While rumour has it that Sanjay Leela Bhansali will be using the songs from Inshallah in his alternate project Gangubai, the fact is that the filmmaker-composer is busy composing an entirely new soundtrack for the film.
“There’s nothing in common between Inshallah and Gangubai, except for Alia Bhatt. While SLB’s music for Inshallah comprised soft romantic ballads, he’s going in the opposite direction in Gangubai. The songs will be raw, earthy, and folksy. For the first time, SLB is doing a folk-based music core,” says a source close to the director.
This hints at a trend of film directors serving as their own music providers, the prime example of this being Satyajit Ray. “There is a genuine music composer dormant in many filmmakers. Raj (Kapoor) sahab used to compose a lot of his music in his own head. Then he would share his creations with Shankar-Jaikishan, who would then mould the compositions into a sophisticated work of art. Another great filmmaker, the underrated Raj Khosla, was a singer-composer who collaborated with Laxmikant-Pyarelal for some fabulous music,” Bhansali shares.

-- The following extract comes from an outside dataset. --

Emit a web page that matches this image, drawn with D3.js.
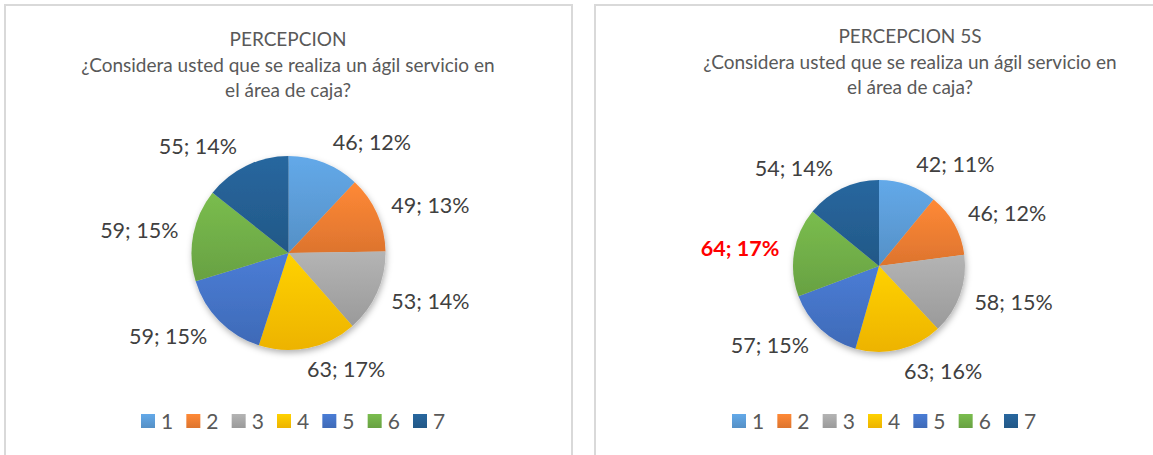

As a music composer, Bhansali admits his greatest inspiration, impetus, and motivator is Lata Mangeshkar. “My greatest compliment as a music composer came to me from my idol Lataji for the music of Bajirao Mastani. She said she liked my songs and the way I’ve filmed them. She has inspired all my films, and she told me that the ‘Latpat latpat’ opening of my Pinga song was from her song in V Shantaram’s Amar Bhoopali. Then she affectionately said, ‘Aapne mera Latpat latpat utha liya,’” he reveals.

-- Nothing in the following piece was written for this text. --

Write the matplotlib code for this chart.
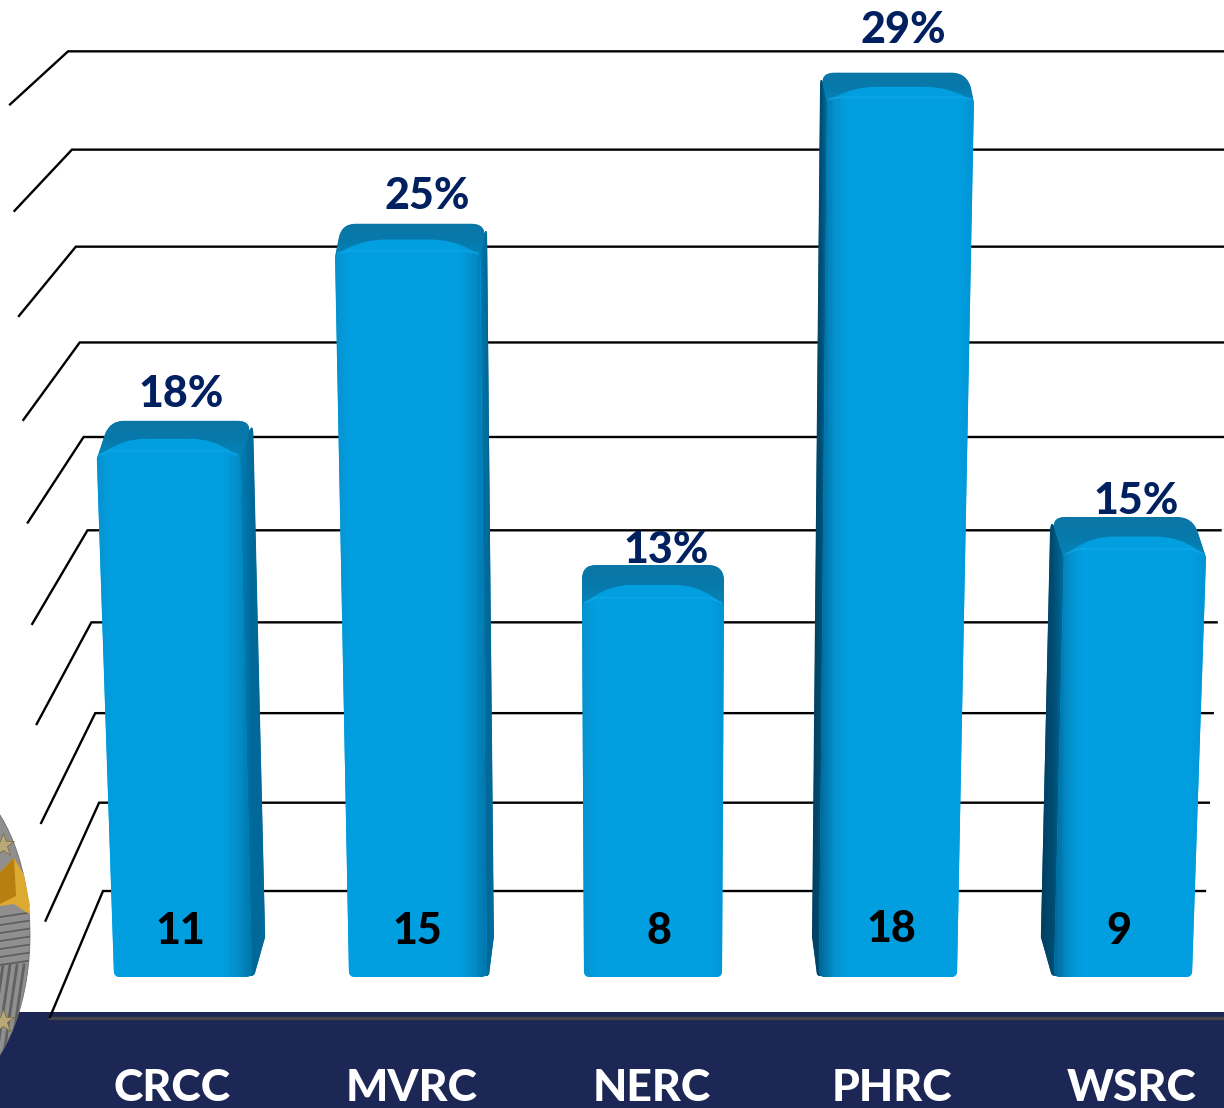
import numpy as np
import matplotlib
matplotlib.use('Agg')
import matplotlib.pyplot as plt
from matplotlib.colors import LinearSegmentedColormap
from matplotlib.patches import PathPatch, Polygon, Rectangle
from matplotlib.path import Path

categories = ['CRCC', 'MVRC', 'NERC', 'PHRC', 'WSRC']
counts = [11, 15, 8, 18, 9]
percents = ['18%', '25%', '13%', '29%', '15%']
grid_values = [0, 2, 4, 6, 8, 10, 12, 14, 16, 18]

W, H = 1224, 1108
plt.rcParams['font.family'] = ['Lato', 'DejaVu Sans']


# perspective of the value axis, 1 unit of the scale is 1 pixel
def forward(v):
    v = np.asarray(v, dtype=float)
    return 43.84 * v + 0.156 * v ** 2


def inverse(f):
    f = np.asarray(f, dtype=float)
    return (-43.84 + np.sqrt(np.maximum(43.84 ** 2 + 0.624 * f, 0))) / 0.312


def wall_px(v):
    return 891 - forward(v)


def val(px):
    return inverse(891 - np.asarray(px, dtype=float))


fig = plt.figure(figsize=(W / 100, H / 100), dpi=100)
ax = fig.add_axes([0, 0, 1, 1])
ax.set_yscale('function', functions=(forward, inverse))
ax.set_xlim(0, W)
ax.set_ylim(val(H), val(0))
ax.axis('off')


def round_path(pts, radii):
    # polygon in pixels with rounded corners, returned in data coordinates
    verts, codes = [], []
    n = len(pts)
    for i in range(n):
        p = np.array(pts[i], dtype=float)
        a = np.array(pts[i - 1], dtype=float)
        b = np.array(pts[(i + 1) % n], dtype=float)
        r = radii[i]
        if r == 0:
            verts.append(p)
            codes.append(Path.MOVETO if i == 0 else Path.LINETO)
            continue
        p1 = p + (a - p) / np.linalg.norm(a - p) * r
        p2 = p + (b - p) / np.linalg.norm(b - p) * r
        verts += [p1, p, p2]
        codes += [Path.MOVETO if i == 0 else Path.LINETO, Path.CURVE3, Path.CURVE3]
    verts.append(verts[0])
    codes.append(Path.CLOSEPOLY)
    verts = np.array(verts)
    verts[:, 1] = val(verts[:, 1])
    return Path(verts, codes)


def gradient(pts, radii, colors, along_x, z):
    path = round_path(pts, radii)
    patch = PathPatch(path, fc=colors[len(colors) // 2], ec='none', zorder=z)
    ax.add_patch(patch)
    pts = np.array(pts, dtype=float)
    xs = np.linspace(pts[:, 0].min(), pts[:, 0].max(), 61)
    ys = val(np.linspace(pts[:, 1].min(), pts[:, 1].max(), 61))
    cmap = LinearSegmentedColormap.from_list('g', colors)
    t = np.linspace(0, 1, 60)
    c = np.tile(t, (60, 1)) if along_x else np.tile(t[:, None], (1, 60))
    mesh = ax.pcolormesh(xs, ys, c, cmap=cmap, shading='flat', zorder=z, linewidth=0)
    mesh.set_clip_path(patch)


# back wall grid and left edge
for v in grid_values:
    back_x = 103 - 1.94 * v
    front_x = 50 - 2.22 * v
    drop = 126 - 4.05 * v
    ax.plot([front_x, back_x, 1205 + 1.94 * v], [val(wall_px(v) + drop), v, v],
            color='black', lw=1.7, solid_joinstyle='miter', zorder=3)

# bottom band
ax.add_patch(Rectangle((0, val(H)), W, val(1012) - val(H), fc='#1c2755', ec='none', zorder=2))
ax.plot([50, W], [val(1018), val(1018)], color='#454545', lw=2.4, zorder=2.5)

# emblem at the left edge, only its right part is on the page
emblem_z = 4
th = np.linspace(0, 2 * np.pi, 80)
ell = np.column_stack([-60 + 90 * np.cos(th), val(935 + 161 * np.sin(th))])
emblem = Polygon(ell, closed=True, fc='#8f8f8f', ec='#6f6f6f', lw=0.6, zorder=emblem_z)
ax.add_patch(emblem)
for py in np.arange(912, 962, 8):
    ln, = ax.plot([0, 34], [val(py + 5), val(py)], color='#5f5f5f', lw=1.3, zorder=emblem_z + 0.1)
    ln.set_clip_path(emblem)
for x0 in np.arange(-4, 32, 7):
    ln, = ax.plot([x0, x0 - 14], [val(965), val(1060)], color='#616161', lw=2, zorder=emblem_z + 0.1)
    ln.set_clip_path(emblem)
gold = Polygon(np.column_stack([[0, 14, 24, 30, 29, 14, 0],
                                val([872, 858, 875, 905, 914, 904, 906])]),
               closed=True, fc='#dcaa30', ec='none', zorder=emblem_z + 0.2)
ax.add_patch(gold)
dark_gold = Polygon(np.column_stack([[0, 14, 16, 0], val([872, 858, 896, 904])]),
                    closed=True, fc='#b87f10', ec='none', zorder=emblem_z + 0.3)
ax.add_patch(dark_gold)
for sx, sy in [(3, 845), (3, 1021)]:
    ax.plot([sx], [val(sy)], marker='*', ms=17, mfc='#b9a878', mec='#7d6d45', mew=0.6,
            zorder=emblem_z + 0.4)

# bars
base_px = 977
pct_dx = [2, 15, 15, 12, 16]
pct_dy = [30, 31, 18, 46, 19]
count_dx = [-3, -1, 6, 3, -4]
count_y = [928, 928, 928, 926, 928]
plain = '#019ee0'
for i, (name, v, pct) in enumerate(zip(categories, counts, percents)):
    cx = 183 + 235 * i
    off = cx - 653
    back_top = wall_px(v) + 46 - 1.37 * v
    depth = 48 - 1.1 * v
    front_top = back_top + depth
    h = base_px - front_top
    lean = off * 6e-5 * h
    shift = -off * 0.028
    w_base = 138
    w_top = 138 + 0.010 * h
    fl, fr = cx + lean - w_top / 2, cx + lean + w_top / 2
    bl, br = cx - w_base / 2, cx + w_base / 2
    z = 5 + i * 0.1
    front_cols = ['#0792cf'] + [plain] * 10 + ['#0095d5']

    if shift > 0.5:
        side = [(fr - 2, front_top), (fr + shift, back_top), (br + shift, base_px - 40),
                (br + 2, base_px - 1), (br - 4, base_px - 1)]
        gradient(side, [0, 14, 0, 3, 0], ['#0083bb', '#00699a', '#00699a'], True, z)
        front_cols = ['#0792cf'] + [plain] * 9 + ['#0390cc', '#0078ad']
    elif shift < -0.5:
        side = [(fl + 2, front_top), (fl + shift, back_top), (bl + shift, base_px - 40),
                (bl - 2, base_px - 1), (bl + 6, base_px - 1)]
        gradient(side, [0, 14, 0, 3, 0], ['#003f60', '#004c72', '#0071a4'], True, z)
        front_cols = ['#00699b', '#0390cc'] + [plain] * 9 + ['#0095d5']

    top = [(fl, front_top + 2), (fl + shift, back_top), (fr + shift, back_top), (fr, front_top + 2)]
    gradient(top, [0, 14, 16, 0], ['#0a76a6', '#0679aa', '#0585ba'], False, z + 0.01)

    arch = depth * 0.5
    t = np.array([(fl, front_top), (fl + 28, front_top - arch), (fr - 28, front_top - arch), (fr, front_top)])
    front = [(bl, base_px), t[0], t[1], t[2], t[3], (br, base_px)]
    gradient(front, [6, 3, 22, 22, 3, 6], front_cols, True, z + 0.02)
    ax.plot([fl + 3, fl + 14, fr - 14, fr - 3],
            val([front_top - 2, front_top - arch * 0.55 + 4, front_top - arch * 0.55 + 4, front_top - 2]),
            color='#12a9ea', lw=1.6, alpha=0.6, zorder=z + 0.03)

    ax.text(cx + count_dx[i], val(count_y[i] + 3), str(v), color='black',
            fontsize=31, fontweight='black', ha='center', va='center', zorder=7)
    ax.text(cx + shift + lean + pct_dx[i] - 2, val(back_top - pct_dy[i] + 3), pct,
            color='#002060', fontsize=31, fontweight='black', ha='center', va='center', zorder=7)
    ax.text(172 + 240 * i, val(1101), name, color='white', fontsize=32, fontweight='black',
            ha='center', va='baseline', zorder=7)

fig.savefig('out.png', dpi=100)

The filmmaker adds there are other influences simmering seductively in the soundtrack. “I am also proud to say that the number Deewani Mastani is completely inspired by Laxmikant-Pyarelal’s style of composition. Bajirao Mastani is a tribute to the voice of Lataji, the music of Laxmikant-Pyarelal, and the cinema of K Asif and V Shantaram. I am very proud to have absorbed all these influences,” he concludes.